## SOURCE RECORDS

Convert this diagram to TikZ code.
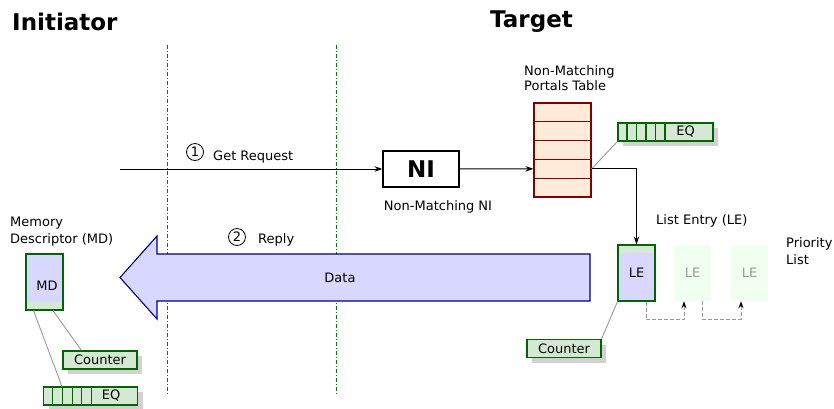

==

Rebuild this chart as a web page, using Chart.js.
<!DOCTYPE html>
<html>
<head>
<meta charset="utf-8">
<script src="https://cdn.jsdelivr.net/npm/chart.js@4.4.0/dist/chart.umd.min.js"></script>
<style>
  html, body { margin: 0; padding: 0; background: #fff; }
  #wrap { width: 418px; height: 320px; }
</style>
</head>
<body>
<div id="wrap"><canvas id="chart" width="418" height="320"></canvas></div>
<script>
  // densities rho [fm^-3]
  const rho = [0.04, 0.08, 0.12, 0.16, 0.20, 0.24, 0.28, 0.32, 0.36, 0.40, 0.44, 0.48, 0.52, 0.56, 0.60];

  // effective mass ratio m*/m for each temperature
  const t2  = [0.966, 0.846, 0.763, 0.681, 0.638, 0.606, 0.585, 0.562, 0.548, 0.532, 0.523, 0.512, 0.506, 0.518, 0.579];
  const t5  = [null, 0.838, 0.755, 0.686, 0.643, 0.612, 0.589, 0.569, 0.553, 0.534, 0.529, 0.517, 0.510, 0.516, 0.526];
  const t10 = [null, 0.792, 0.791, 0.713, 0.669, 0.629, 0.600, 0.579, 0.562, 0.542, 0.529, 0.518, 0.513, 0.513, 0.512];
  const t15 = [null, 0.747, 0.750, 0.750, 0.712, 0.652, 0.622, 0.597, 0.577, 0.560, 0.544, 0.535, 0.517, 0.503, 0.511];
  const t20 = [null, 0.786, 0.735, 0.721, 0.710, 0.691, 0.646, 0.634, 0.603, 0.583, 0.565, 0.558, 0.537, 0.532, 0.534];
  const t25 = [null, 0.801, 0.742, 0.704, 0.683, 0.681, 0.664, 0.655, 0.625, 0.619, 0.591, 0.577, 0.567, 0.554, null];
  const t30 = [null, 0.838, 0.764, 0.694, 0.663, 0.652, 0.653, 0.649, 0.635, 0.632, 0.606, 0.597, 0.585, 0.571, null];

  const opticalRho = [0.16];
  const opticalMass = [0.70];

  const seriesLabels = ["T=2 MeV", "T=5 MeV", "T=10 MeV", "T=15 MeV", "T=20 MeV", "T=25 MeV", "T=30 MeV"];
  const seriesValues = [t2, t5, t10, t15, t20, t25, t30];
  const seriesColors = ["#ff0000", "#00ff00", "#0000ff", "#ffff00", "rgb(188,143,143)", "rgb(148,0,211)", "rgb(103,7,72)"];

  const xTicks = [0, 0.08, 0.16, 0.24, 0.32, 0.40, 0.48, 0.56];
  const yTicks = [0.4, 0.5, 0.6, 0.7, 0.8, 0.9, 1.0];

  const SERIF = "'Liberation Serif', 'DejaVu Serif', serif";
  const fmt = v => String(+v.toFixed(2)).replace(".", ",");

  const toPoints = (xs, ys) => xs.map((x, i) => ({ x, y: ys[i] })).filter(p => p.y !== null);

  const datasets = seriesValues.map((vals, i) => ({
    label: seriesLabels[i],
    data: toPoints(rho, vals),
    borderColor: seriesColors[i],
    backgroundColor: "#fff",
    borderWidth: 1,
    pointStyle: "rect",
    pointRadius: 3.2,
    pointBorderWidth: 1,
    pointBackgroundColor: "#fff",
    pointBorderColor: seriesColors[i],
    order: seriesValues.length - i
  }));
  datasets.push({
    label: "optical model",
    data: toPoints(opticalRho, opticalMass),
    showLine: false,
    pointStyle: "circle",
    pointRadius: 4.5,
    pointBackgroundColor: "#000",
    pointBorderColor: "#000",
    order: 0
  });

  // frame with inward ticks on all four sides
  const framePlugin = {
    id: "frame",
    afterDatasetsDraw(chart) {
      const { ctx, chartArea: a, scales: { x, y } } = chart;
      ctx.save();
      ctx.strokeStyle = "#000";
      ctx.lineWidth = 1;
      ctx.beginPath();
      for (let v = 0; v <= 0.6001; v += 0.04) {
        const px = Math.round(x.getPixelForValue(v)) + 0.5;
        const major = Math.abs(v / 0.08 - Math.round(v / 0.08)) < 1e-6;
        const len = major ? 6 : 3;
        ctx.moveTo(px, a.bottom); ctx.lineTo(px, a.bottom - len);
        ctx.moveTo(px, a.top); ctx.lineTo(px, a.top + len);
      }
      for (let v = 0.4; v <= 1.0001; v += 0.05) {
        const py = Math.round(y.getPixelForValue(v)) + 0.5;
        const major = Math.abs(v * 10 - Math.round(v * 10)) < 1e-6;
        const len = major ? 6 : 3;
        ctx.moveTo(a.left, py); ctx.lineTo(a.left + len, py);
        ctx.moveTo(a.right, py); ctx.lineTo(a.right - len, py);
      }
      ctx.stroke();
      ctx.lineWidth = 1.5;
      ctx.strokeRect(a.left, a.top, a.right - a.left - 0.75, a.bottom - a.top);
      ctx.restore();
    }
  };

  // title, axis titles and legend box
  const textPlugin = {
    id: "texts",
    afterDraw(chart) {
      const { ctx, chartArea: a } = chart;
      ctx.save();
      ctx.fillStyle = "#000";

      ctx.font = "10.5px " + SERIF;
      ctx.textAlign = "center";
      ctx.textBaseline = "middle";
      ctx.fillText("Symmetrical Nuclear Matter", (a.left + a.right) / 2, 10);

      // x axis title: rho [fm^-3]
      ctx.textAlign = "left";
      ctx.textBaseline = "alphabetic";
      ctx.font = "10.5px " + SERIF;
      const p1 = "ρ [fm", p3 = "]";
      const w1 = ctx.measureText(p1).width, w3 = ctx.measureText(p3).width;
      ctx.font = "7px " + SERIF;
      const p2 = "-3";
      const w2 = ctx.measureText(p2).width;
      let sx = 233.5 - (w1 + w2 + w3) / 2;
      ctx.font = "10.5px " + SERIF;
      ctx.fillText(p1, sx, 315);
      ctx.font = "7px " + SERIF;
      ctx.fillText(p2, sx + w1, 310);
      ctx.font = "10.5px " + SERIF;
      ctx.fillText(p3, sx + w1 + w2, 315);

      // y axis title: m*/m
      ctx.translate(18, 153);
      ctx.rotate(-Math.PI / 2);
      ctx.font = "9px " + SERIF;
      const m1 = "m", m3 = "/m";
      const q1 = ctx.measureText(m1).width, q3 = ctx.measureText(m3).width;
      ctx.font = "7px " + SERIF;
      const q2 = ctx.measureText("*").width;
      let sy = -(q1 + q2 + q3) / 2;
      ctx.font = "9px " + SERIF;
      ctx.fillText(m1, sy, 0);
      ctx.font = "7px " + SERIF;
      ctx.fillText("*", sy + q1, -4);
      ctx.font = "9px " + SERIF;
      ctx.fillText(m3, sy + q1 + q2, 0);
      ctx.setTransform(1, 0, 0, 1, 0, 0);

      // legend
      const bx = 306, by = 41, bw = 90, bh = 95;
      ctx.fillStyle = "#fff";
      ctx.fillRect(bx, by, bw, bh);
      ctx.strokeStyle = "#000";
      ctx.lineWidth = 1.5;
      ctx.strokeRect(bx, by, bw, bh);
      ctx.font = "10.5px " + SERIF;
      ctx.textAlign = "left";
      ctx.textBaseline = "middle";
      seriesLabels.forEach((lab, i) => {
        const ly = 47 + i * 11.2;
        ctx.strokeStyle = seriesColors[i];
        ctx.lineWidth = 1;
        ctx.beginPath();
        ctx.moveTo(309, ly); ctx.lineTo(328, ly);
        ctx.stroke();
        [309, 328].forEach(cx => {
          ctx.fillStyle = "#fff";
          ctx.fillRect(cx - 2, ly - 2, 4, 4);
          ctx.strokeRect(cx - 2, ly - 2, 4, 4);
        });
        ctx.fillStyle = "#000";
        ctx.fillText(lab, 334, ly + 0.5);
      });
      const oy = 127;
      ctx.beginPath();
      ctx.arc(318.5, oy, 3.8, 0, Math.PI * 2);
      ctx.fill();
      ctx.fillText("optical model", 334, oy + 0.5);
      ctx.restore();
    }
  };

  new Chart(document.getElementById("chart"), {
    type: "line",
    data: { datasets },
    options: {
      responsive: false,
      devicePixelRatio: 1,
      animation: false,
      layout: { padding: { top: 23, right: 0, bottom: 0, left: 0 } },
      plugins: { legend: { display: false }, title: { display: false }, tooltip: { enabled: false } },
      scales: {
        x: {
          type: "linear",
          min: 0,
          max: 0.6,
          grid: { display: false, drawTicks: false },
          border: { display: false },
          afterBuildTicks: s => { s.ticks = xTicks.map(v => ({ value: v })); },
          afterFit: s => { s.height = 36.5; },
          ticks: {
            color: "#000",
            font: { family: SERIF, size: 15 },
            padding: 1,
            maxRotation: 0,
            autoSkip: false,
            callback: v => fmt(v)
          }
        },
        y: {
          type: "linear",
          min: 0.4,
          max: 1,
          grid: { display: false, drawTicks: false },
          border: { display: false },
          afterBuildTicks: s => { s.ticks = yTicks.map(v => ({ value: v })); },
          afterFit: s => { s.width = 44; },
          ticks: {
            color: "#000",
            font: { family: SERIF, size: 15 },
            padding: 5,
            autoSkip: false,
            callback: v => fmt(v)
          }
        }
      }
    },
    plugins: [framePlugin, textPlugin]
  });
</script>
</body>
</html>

--

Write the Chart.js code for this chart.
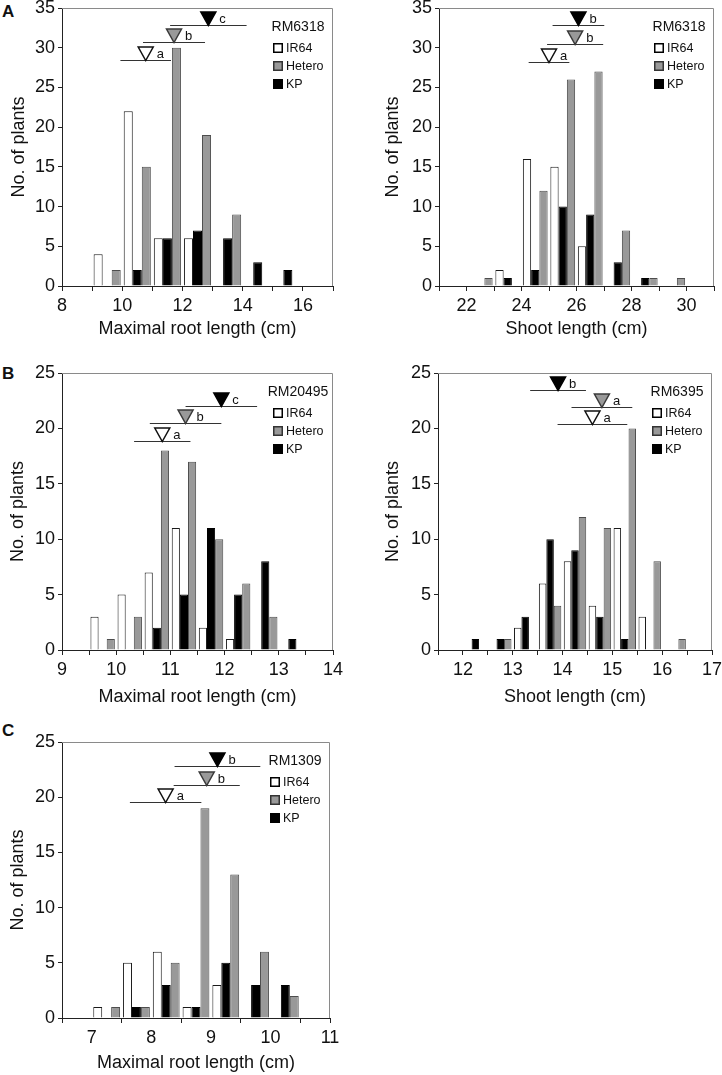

## OBJECTIVE
Give back exactly the lines running from the line that contains "Rebuild this chart" through the line that contains "const fmt = v", and nothing outside them.

## THE REPLY
Rebuild this chart as a web page, using Chart.js.
<!DOCTYPE html>
<html>
<head>
<meta charset="utf-8">
<script src="https://cdn.jsdelivr.net/npm/chart.js@4.4.0/dist/chart.umd.min.js"></script>
<style>
  html, body { margin: 0; padding: 0; background: #fff; }
  #wrap { width: 418px; height: 320px; }
</style>
</head>
<body>
<div id="wrap"><canvas id="chart" width="418" height="320"></canvas></div>
<script>
  // densities rho [fm^-3]
  const rho = [0.04, 0.08, 0.12, 0.16, 0.20, 0.24, 0.28, 0.32, 0.36, 0.40, 0.44, 0.48, 0.52, 0.56, 0.60];

  // effective mass ratio m*/m for each temperature
  const t2  = [0.966, 0.846, 0.763, 0.681, 0.638, 0.606, 0.585, 0.562, 0.548, 0.532, 0.523, 0.512, 0.506, 0.518, 0.579];
  const t5  = [null, 0.838, 0.755, 0.686, 0.643, 0.612, 0.589, 0.569, 0.553, 0.534, 0.529, 0.517, 0.510, 0.516, 0.526];
  const t10 = [null, 0.792, 0.791, 0.713, 0.669, 0.629, 0.600, 0.579, 0.562, 0.542, 0.529, 0.518, 0.513, 0.513, 0.512];
  const t15 = [null, 0.747, 0.750, 0.750, 0.712, 0.652, 0.622, 0.597, 0.577, 0.560, 0.544, 0.535, 0.517, 0.503, 0.511];
  const t20 = [null, 0.786, 0.735, 0.721, 0.710, 0.691, 0.646, 0.634, 0.603, 0.583, 0.565, 0.558, 0.537, 0.532, 0.534];
  const t25 = [null, 0.801, 0.742, 0.704, 0.683, 0.681, 0.664, 0.655, 0.625, 0.619, 0.591, 0.577, 0.567, 0.554, null];
  const t30 = [null, 0.838, 0.764, 0.694, 0.663, 0.652, 0.653, 0.649, 0.635, 0.632, 0.606, 0.597, 0.585, 0.571, null];

  const opticalRho = [0.16];
  const opticalMass = [0.70];

  const seriesLabels = ["T=2 MeV", "T=5 MeV", "T=10 MeV", "T=15 MeV", "T=20 MeV", "T=25 MeV", "T=30 MeV"];
  const seriesValues = [t2, t5, t10, t15, t20, t25, t30];
  const seriesColors = ["#ff0000", "#00ff00", "#0000ff", "#ffff00", "rgb(188,143,143)", "rgb(148,0,211)", "rgb(103,7,72)"];

  const xTicks = [0, 0.08, 0.16, 0.24, 0.32, 0.40, 0.48, 0.56];
  const yTicks = [0.4, 0.5, 0.6, 0.7, 0.8, 0.9, 1.0];

  const SERIF = "'Liberation Serif', 'DejaVu Serif', serif";
  const fmt = v => String(+v.toFixed(2)).replace(".", ",");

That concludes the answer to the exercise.